◆ **REQUIRED TASK**: Collect each line of the entries that holds the string "React".

Code that draws figures:
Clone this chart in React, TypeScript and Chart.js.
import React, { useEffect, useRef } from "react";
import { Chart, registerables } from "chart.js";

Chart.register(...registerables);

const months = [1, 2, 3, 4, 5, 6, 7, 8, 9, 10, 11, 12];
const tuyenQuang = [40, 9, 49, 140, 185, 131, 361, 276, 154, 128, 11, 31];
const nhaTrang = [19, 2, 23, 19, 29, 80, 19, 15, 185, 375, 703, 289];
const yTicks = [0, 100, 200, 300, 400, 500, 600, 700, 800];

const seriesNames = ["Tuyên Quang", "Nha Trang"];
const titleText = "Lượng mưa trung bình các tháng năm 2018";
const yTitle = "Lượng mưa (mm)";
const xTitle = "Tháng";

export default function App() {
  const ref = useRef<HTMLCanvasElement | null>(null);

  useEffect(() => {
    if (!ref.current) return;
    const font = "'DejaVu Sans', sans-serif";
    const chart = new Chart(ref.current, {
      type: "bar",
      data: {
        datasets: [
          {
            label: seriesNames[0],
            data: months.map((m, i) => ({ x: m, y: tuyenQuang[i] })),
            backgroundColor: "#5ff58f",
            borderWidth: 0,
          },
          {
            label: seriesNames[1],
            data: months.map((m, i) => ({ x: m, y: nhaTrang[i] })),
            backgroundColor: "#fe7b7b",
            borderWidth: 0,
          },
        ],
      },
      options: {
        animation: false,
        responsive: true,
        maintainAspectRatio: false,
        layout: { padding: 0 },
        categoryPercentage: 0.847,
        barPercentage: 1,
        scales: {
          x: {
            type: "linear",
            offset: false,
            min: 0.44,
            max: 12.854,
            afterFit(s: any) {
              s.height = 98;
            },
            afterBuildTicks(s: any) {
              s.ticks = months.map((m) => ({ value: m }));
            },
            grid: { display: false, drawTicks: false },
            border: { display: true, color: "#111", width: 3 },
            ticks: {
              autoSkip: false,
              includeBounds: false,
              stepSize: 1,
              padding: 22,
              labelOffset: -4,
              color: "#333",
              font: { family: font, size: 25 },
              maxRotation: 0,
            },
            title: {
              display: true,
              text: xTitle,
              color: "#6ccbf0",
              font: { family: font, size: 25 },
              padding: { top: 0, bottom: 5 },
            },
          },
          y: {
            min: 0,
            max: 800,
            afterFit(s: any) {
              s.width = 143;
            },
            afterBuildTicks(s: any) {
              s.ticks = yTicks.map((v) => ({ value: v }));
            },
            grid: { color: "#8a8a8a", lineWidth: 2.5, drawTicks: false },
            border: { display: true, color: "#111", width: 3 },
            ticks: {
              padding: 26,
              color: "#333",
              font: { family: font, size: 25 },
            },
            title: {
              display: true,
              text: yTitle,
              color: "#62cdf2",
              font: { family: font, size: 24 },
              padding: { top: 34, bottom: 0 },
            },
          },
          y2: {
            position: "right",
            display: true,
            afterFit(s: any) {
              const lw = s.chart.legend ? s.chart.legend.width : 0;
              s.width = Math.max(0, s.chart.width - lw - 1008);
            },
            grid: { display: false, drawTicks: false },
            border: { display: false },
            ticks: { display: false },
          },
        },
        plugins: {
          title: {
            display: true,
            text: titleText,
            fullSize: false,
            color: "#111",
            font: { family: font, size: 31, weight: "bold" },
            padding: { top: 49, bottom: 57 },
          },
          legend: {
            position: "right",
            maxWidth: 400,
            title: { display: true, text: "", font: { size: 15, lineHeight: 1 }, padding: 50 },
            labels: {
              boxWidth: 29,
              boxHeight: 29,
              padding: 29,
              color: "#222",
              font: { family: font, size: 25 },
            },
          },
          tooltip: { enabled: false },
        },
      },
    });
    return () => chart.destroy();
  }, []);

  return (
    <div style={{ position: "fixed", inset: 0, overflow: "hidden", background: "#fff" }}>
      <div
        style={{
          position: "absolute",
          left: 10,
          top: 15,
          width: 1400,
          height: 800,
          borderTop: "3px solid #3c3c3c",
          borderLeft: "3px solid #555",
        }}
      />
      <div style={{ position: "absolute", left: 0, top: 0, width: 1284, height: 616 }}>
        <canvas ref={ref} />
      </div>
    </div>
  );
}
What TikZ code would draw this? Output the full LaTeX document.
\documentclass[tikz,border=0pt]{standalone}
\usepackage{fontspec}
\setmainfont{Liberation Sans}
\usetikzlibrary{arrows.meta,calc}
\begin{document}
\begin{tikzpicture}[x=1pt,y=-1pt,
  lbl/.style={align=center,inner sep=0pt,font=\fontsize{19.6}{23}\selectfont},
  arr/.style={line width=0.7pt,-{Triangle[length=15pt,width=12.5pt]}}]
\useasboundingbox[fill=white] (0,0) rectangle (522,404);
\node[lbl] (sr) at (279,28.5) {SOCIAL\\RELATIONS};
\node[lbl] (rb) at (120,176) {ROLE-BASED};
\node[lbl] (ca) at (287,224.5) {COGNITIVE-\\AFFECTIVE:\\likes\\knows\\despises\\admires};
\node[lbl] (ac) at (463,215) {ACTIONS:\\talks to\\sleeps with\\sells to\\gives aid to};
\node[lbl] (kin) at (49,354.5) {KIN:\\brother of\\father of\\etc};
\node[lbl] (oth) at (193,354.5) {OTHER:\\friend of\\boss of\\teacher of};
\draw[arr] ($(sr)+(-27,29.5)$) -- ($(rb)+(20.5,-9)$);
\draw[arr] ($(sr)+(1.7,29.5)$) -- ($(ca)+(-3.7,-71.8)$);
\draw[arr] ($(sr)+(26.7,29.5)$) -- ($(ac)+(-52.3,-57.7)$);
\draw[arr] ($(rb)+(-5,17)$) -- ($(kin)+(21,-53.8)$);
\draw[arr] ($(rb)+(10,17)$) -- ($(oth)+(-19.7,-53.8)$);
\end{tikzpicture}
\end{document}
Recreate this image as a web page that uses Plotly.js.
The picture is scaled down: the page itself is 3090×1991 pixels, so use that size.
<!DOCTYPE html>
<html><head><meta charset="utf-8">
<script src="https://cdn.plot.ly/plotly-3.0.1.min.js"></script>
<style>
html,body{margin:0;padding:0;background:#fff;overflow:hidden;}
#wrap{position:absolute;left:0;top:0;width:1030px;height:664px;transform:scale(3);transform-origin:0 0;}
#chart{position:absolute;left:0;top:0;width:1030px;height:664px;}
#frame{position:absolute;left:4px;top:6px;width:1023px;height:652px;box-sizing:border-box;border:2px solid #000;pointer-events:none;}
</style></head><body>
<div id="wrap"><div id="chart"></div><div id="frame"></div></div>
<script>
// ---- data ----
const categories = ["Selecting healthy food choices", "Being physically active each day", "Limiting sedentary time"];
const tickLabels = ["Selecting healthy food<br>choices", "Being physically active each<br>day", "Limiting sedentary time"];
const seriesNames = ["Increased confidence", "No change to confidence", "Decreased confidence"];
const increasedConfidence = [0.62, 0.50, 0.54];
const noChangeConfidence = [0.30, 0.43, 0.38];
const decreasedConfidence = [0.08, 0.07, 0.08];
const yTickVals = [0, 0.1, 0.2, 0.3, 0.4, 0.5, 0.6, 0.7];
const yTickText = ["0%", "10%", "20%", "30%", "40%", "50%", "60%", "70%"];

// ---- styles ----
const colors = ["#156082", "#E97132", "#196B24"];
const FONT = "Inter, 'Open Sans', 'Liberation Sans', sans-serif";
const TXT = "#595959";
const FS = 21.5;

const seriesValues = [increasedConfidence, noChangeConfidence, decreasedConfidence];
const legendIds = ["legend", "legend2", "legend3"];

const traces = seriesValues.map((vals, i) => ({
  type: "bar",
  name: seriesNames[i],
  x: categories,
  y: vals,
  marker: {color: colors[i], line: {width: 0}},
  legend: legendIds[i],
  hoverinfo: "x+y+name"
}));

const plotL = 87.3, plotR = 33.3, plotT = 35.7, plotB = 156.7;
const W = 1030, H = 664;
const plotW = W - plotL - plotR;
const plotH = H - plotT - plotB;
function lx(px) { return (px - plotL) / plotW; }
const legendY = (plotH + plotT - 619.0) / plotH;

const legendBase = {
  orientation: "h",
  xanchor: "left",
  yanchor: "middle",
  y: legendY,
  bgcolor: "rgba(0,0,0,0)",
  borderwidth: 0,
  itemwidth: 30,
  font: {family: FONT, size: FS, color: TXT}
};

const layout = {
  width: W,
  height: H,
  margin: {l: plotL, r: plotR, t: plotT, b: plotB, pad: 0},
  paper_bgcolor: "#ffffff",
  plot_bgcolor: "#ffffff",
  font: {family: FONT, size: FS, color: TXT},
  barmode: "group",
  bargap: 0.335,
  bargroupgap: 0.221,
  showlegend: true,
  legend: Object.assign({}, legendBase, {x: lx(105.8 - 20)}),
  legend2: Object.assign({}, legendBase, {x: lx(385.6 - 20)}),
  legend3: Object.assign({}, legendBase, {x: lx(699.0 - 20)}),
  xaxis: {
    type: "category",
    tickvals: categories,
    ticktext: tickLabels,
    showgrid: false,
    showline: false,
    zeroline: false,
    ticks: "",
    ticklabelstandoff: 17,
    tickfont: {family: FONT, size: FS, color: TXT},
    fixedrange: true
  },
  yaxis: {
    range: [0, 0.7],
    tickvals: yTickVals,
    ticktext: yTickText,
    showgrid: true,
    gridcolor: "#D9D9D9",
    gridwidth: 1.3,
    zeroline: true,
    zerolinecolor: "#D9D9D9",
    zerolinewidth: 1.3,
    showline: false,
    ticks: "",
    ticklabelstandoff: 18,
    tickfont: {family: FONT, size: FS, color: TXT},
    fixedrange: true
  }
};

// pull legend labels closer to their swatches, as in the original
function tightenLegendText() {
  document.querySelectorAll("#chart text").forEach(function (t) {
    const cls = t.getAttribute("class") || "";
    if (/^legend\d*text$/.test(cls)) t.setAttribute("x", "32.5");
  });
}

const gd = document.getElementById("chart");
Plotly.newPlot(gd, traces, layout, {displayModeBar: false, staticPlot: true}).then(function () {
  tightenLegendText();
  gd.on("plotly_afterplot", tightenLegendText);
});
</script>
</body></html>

◆ **TASK ANSWER**:
Clone this chart in React, TypeScript and Chart.js.
import React, { useEffect, useRef } from "react";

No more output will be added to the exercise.